Example, Copper Mine, DRC: During a site visit to a major copper mine in the Democratic Republic of the Congo (DRC), the security manager delineated the challenges he faced in coordinating with law enforcement agencies. Specific responsibilities, like safeguarding explosive deposits, were entrusted to the military, while tasks such as apprehending suspects in material theft cases required the collaboration of the mine’s (private) security forces with the official police force. This meant that the copper mine had to work with the government to ensure public security forces had accommodation for soldiers and a police station in reasonable proximity to the concession.

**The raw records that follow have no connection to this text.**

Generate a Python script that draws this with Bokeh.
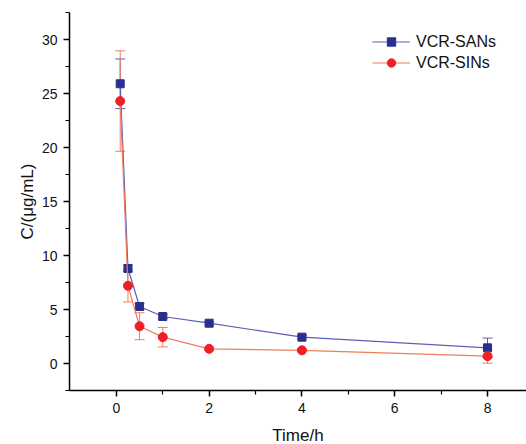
import math
from bokeh.plotting import figure
from bokeh.models import (ColumnDataSource, Whisker, TeeHead, Legend, LegendItem,
                          FixedTicker, Title)
from bokeh.embed import file_html
from bokeh.resources import INLINE

# ---- data ----
time_h = [0.083, 0.25, 0.5, 1, 2, 4, 8]
sans_mean = [25.9, 8.8, 5.28, 4.35, 3.73, 2.44, 1.45]
sans_err = [2.3, 0.3, 0.3, 0.2, 0.15, 0.15, 0.9]
sins_mean = [24.3, 7.2, 3.45, 2.44, 1.36, 1.22, 0.68]
sins_err = [4.65, 1.5, 1.25, 0.9, 0.1, 0.1, 0.65]
x_ticks = [0, 2, 4, 6, 8]
y_ticks = [0, 5, 10, 15, 20, 25, 30]
series_names = ["VCR-SANs", "VCR-SINs"]

FONT = "Liberation Sans"

p = figure(frame_width=457, frame_height=378, output_backend="svg",
           toolbar_location=None, x_range=(-1.01, 8.84), y_range=(-2.5, 32.5),
           min_border_left=69, min_border_right=0, min_border_top=12,
           min_border_bottom=40)
p.outline_line_color = None
p.xgrid.grid_line_color = None
p.ygrid.grid_line_color = None
p.background_fill_color = "white"
p.border_fill_color = "white"

for ax in (p.xaxis[0], p.yaxis[0]):
    ax.axis_line_color = "black"
    ax.axis_line_width = 1.5
    ax.major_tick_line_color = "black"
    ax.minor_tick_line_color = "black"
    ax.major_tick_line_width = 1.5
    ax.minor_tick_line_width = 1.2
    ax.major_tick_out = 6
    ax.major_tick_in = 0
    ax.minor_tick_out = 4
    ax.minor_tick_in = 0
    ax.major_label_text_font = FONT
    ax.major_label_text_font_size = "14px"
    ax.major_label_text_color = "#111111"
    ax.axis_label_text_font = FONT
    ax.axis_label_text_font_size = "17px"
    ax.axis_label_text_font_style = "normal"
    ax.axis_label_text_color = "#111111"

p.xaxis[0].ticker = FixedTicker(ticks=x_ticks, minor_ticks=[1, 3, 5, 7])
p.yaxis[0].ticker = FixedTicker(ticks=y_ticks,
                                minor_ticks=[-2.5 + 5 * i for i in range(8)])
p.xaxis[0].major_label_standoff = 6
p.yaxis[0].major_label_standoff = 6
p.xaxis[0].axis_label = "Time/h"
p.xaxis[0].axis_label_standoff = 10

ytitle = Title(text="C/(\u03bcg/mL)", align="center", offset=-26,
               text_font=FONT, text_font_size="17px", text_font_style="normal",
               text_color="#111111", standoff=4)
p.add_layout(ytitle, "left")

blue_line = "#5b5fb5"
blue_mark = "#2a2f8e"
red_line = "#f27b5c"
red_mark = "#ee1f25"

src_a = ColumnDataSource(dict(x=time_h, y=sans_mean,
                              lo=[m - e for m, e in zip(sans_mean, sans_err)],
                              hi=[m + e for m, e in zip(sans_mean, sans_err)]))
src_b = ColumnDataSource(dict(x=time_h, y=sins_mean,
                              lo=[m - e for m, e in zip(sins_mean, sins_err)],
                              hi=[m + e for m, e in zip(sins_mean, sins_err)]))

wa = Whisker(source=src_a, base="x", lower="lo", upper="hi", line_color=blue_line,
             line_width=1,
             upper_head=TeeHead(size=10, line_color=blue_line, line_width=1),
             lower_head=TeeHead(size=10, line_color=blue_line, line_width=1))
wb = Whisker(source=src_b, base="x", lower="lo", upper="hi", line_color=red_line,
             line_width=1,
             upper_head=TeeHead(size=10, line_color=red_line, line_width=1),
             lower_head=TeeHead(size=10, line_color=red_line, line_width=1))
p.add_layout(wa)
p.add_layout(wb)

la = p.line("x", "y", source=src_a, line_color=blue_line, line_width=1.2)
sa = p.scatter("x", "y", source=src_a, marker="square", size=8,
               fill_color=blue_mark, line_color=blue_mark)
lb = p.line("x", "y", source=src_b, line_color=red_line, line_width=1.2)
sb = p.scatter("x", "y", source=src_b, marker="circle", size=9,
               fill_color=red_mark, line_color=red_mark)

legend = Legend(items=[LegendItem(label=series_names[0], renderers=[la, sa]),
                       LegendItem(label=series_names[1], renderers=[lb, sb])],
                location=(303, 317), border_line_color=None,
                background_fill_alpha=0, padding=0, margin=0, spacing=0,
                glyph_width=38, glyph_height=21, label_height=21,
                label_standoff=6, label_text_font=FONT,
                label_text_font_size="16px", label_text_color="#111111")
p.add_layout(legend)

open("out.html", "w").write(file_html(p, INLINE))
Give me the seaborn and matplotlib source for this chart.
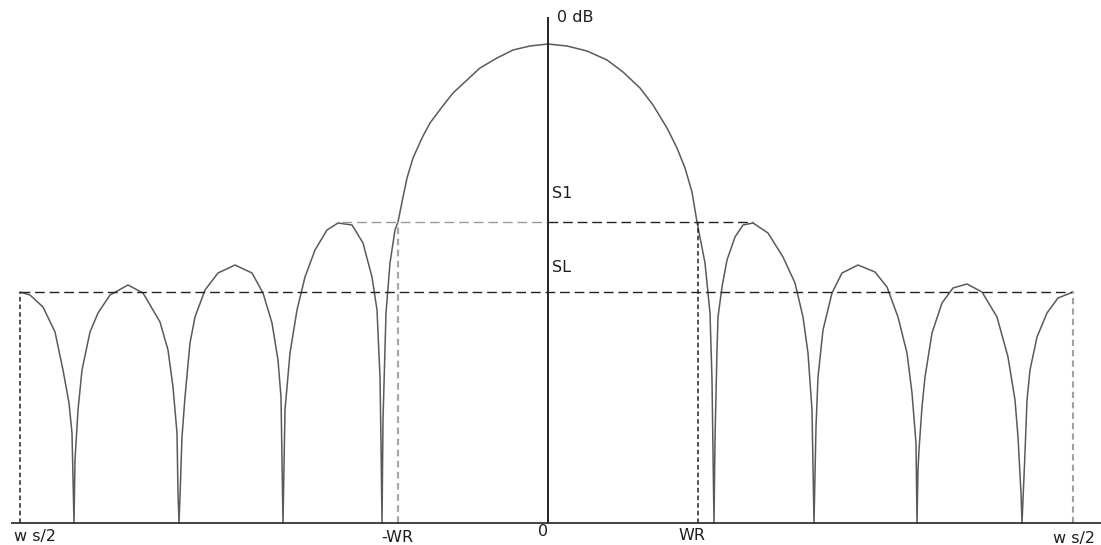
import matplotlib
matplotlib.use("Agg")
import matplotlib.pyplot as plt
import seaborn as sns
import pandas as pd

# frequency axis: 0 at centre, ws/2 at about +-527 ; level: 0 at the bottom, 0 dB at 506
# every lobe, null to null
half_left_x = [-528, -518, -505, -493, -485, -479, -476, -475, -474]
half_left_y = [231, 228, 216, 191, 153, 120, 90, 43, 0]

lobe_l4_x = [-473, -470, -466, -458, -450, -438, -420, -405, -388, -380, -375, -371, -370, -369]
lobe_l4_y = [63, 113, 153, 191, 210, 228, 238, 230, 201, 173, 136, 90, 30, 0]

lobe_l3_x = [-368, -366, -363, -358, -353, -343, -330, -313, -296, -285, -276, -270, -267, -266, -265]
lobe_l3_y = [26, 86, 126, 180, 206, 233, 250, 258, 250, 230, 200, 163, 126, 63, 0]

lobe_l2_x = [-263, -258, -251, -243, -233, -221, -210, -196, -185, -176, -171, -168, -167, -166]
lobe_l2_y = [113, 170, 213, 246, 273, 293, 300, 298, 280, 246, 213, 146, 80, 0]

main_x = [-165, -162, -158, -153, -150, -146, -141, -135, -126, -118, -106, -95, -81, -68,
          -51, -35, -18, 0, 19, 39, 59, 75, 92, 105, 119, 129, 137, 144, 149,
          157, 162, 164, 165, 166]
main_y = [103, 210, 260, 293, 301, 321, 345, 365, 385, 400, 416, 430, 443, 455,
          465, 473, 477, 479, 477, 472, 463, 451, 435, 418, 395, 375, 355, 331, 301,
          260, 210, 143, 73, 0]

lobe_r1_x = [167, 169, 170, 174, 179, 187, 195, 205, 220, 235, 247, 255, 260, 264, 266]
lobe_r1_y = [83, 173, 206, 236, 263, 286, 298, 300, 290, 266, 240, 206, 170, 113, 0]

lobe_r2_x = [268, 270, 275, 284, 294, 310, 327, 339, 350, 359, 364, 368, 369]
lobe_r2_y = [96, 146, 193, 230, 250, 258, 251, 236, 206, 170, 130, 80, 0]

lobe_r3_x = [370, 371, 374, 377, 384, 394, 405, 419, 434, 449, 460, 467, 470, 473, 474]
lobe_r3_y = [53, 73, 116, 146, 190, 220, 235, 239, 231, 206, 166, 123, 86, 30, 0]

half_right_x = [477, 479, 482, 489, 499, 510, 525]
half_right_y = [70, 123, 153, 186, 210, 225, 231]

# reference levels and marks
level_s1 = 301
level_sl = 231
top_0db = 506
wr = 150
ws_half_left = -528
ws_half_right = 525
s1_start = -206
s1_end = 205

curve = pd.DataFrame({
    "f": half_left_x + lobe_l4_x + lobe_l3_x + lobe_l2_x + main_x
         + lobe_r1_x + lobe_r2_x + lobe_r3_x + half_right_x,
    "level": half_left_y + lobe_l4_y + lobe_l3_y + lobe_l2_y + main_y
             + lobe_r1_y + lobe_r2_y + lobe_r3_y + half_right_y,
})

sns.set_style("white")
plt.rcParams["font.family"] = ["DejaVu Sans"]

fig = plt.figure(figsize=(11.01, 5.45), dpi=100)
ax = fig.add_axes([0, 0, 1, 1])

sns.lineplot(data=curve, x="f", y="level", sort=False, estimator=None,
             color="#5a5a5a", lw=1.1, ax=ax)

dash = (0, (7, 3.5))
short = (0, (3, 2))
ax.hlines(level_sl, ws_half_left, ws_half_right, colors="#222222", lw=1, linestyles=[dash])
ax.hlines(level_s1, s1_start, 0, colors="#9a9a9a", lw=1, linestyles=[dash])
ax.hlines(level_s1, 0, s1_end, colors="#222222", lw=1, linestyles=[dash])
ax.vlines(ws_half_left, 0, level_sl, colors="#222222", lw=1.1, linestyles=[short])
ax.vlines(ws_half_right, 0, level_sl, colors="#a0a0a0", lw=1.5, linestyles=[short])
ax.vlines(-wr, 0, level_s1, colors="#a8a8a8", lw=1.6, linestyles=[short])
ax.vlines(wr, 0, level_s1, colors="#222222", lw=1.1, linestyles=[short])

# axes drawn by hand, as in the sketch
ax.vlines(0, 0, top_0db, colors="#222222", lw=1.4)
ax.hlines(0, -537, 553, colors="#222222", lw=1.2)

txt = dict(fontsize=11.5, color="#1e1e1e")
ax.text(9, top_0db, "0 dB", ha="left", va="center", **txt)
ax.text(4, 330, "S1", ha="left", va="center", **txt)
ax.text(4, 256, "SL", ha="left", va="center", **txt)
ax.text(-513, -14, "w s/2", ha="center", va="center", **txt)
ax.text(-151, -14, "-WR", ha="center", va="center", **txt)
ax.text(-5, -9, "0", ha="center", va="center", **txt)
ax.text(144, -13, "WR", ha="center", va="center", **txt)
ax.text(547, -15, "w s/2", ha="right", va="center", **txt)

ax.set_xlim(-548, 553)
ax.set_ylim(-22, 523)
ax.axis("off")

fig.savefig("out.png", dpi=100)
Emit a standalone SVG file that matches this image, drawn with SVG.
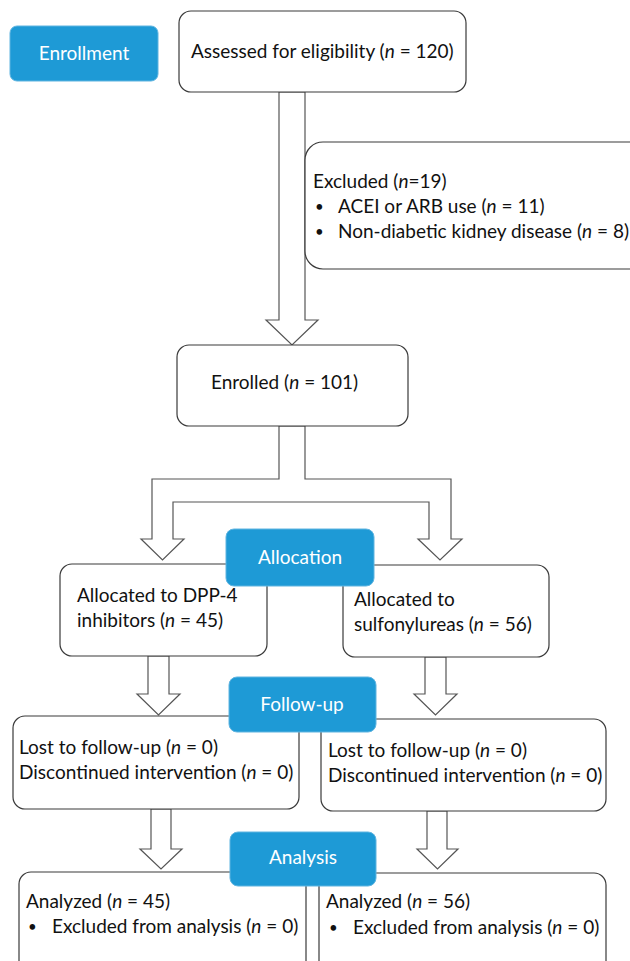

Political stability and security landscapes vary not only from country to country but also from province to province. Labour laws, language considerations, the prevailing socioeconomic environment and shifting geopolitics are other important factors to consider. Despite all these differences and nuances, I believe that any company working with security providers should undertake the following measures in line with the Voluntary Principles for Security and Human Rights:
Step 1: Risk assessment
Conduct an accurate risk assessment. This is essential to develop security solutions that safeguard and balance the rights of local communities, personnel and assets. Risk assessments rely on the collection of data and information through thorough human rights risk assessments, stakeholder mapping, in-depth due diligence on the employment, vetting and training practices of a security provider and ongoing tracking of security incidents and local developments.
Step 2: Engaging in Industry Initiatives
Understand and align with industry best practices. Companies should actively participate in industry initiatives, such as the ICoCA and the Voluntary Principles for Security and Human Rights, to increase awareness of common risks, build capacity and continuously improve their approach to security.
Step 3: Develop engagement plans and risk strategies
Using the risk assessment, develop security arrangements that address the risks identified and have clear strategies to manage these. Security arrangements should be transparent and entail regular engagement with host governments, civil society and local communities to ensure that rightsholders’ needs are appropriately reflected.
In summary, I posit that preventing human rights violations by security guards is entirely feasible. The key lies in fostering a collective understanding among mining operators and other stakeholders, acknowledging the pivotal role security providers, both public and private, play. It is imperative that the intricacies of this issue are acknowledged and appreciated. Developing an effective security solution that upholds and respects the rights of all stakeholders demands pro-activity, careful planning and foresight.